Eight years later, at the Los Angeles opening of the Museum of Contemporary Art's "Reconsidering the Object of Art: 1965-1975," the first important historical survey of Conceptualism, LeWitt took a more conventional path. He joined a dozen other artists in endorsing a statement written by artist Hans Haacke to protest the show's sponsorship by tobacco company Philip Morris.

For a two-gallery exhibition in Los Angeles in 2001, LeWitt gave assistants instructions to construct a long concrete block wall that bisected a room without rising all the way to the ceiling. Encountering the unexpected spatial partition, he told a reporter for the Los Angeles Times, "You think of what you're not seeing" on the other side.

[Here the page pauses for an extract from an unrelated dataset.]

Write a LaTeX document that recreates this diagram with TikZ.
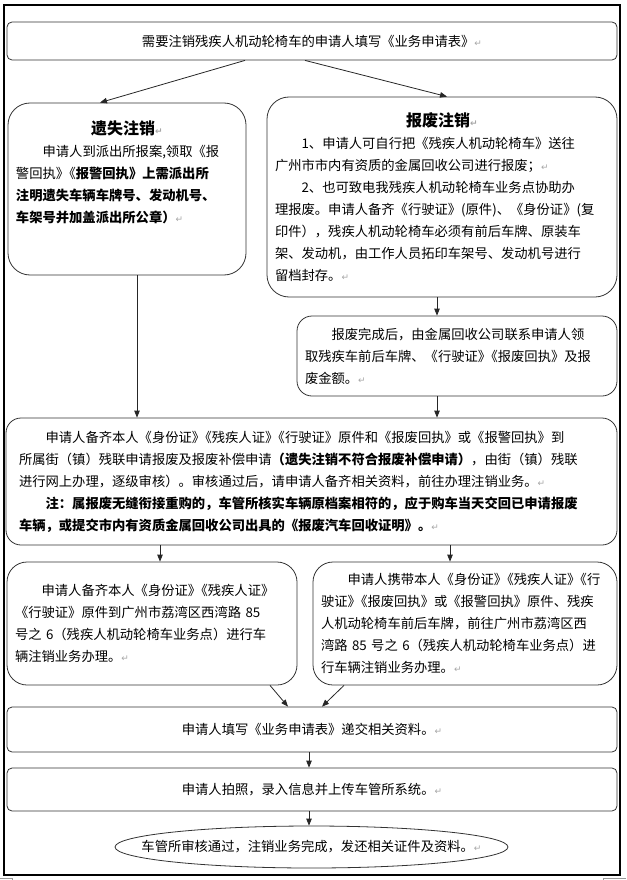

Four years after a 1978 retrospective at the Museum of Modern Art, LeWitt moved to Spoleto, Italy, with his second wife, Carol Androccio. A gallery frenzy was being fueled by a resurgent American economy, and private money was flooding the art world for the first time since a market collapse at the end of the 1960s.

As an artist whose work had specifically removed the expressive individual from center stage, LeWitt had prospered in a 1970s milieu that focused on the work that was made. But now, artists were becoming celebrities. LeWitt, famously reticent in public, once explained to an approaching newspaper photographer as he covered his face at a museum opening, "I am not Rock Hudson."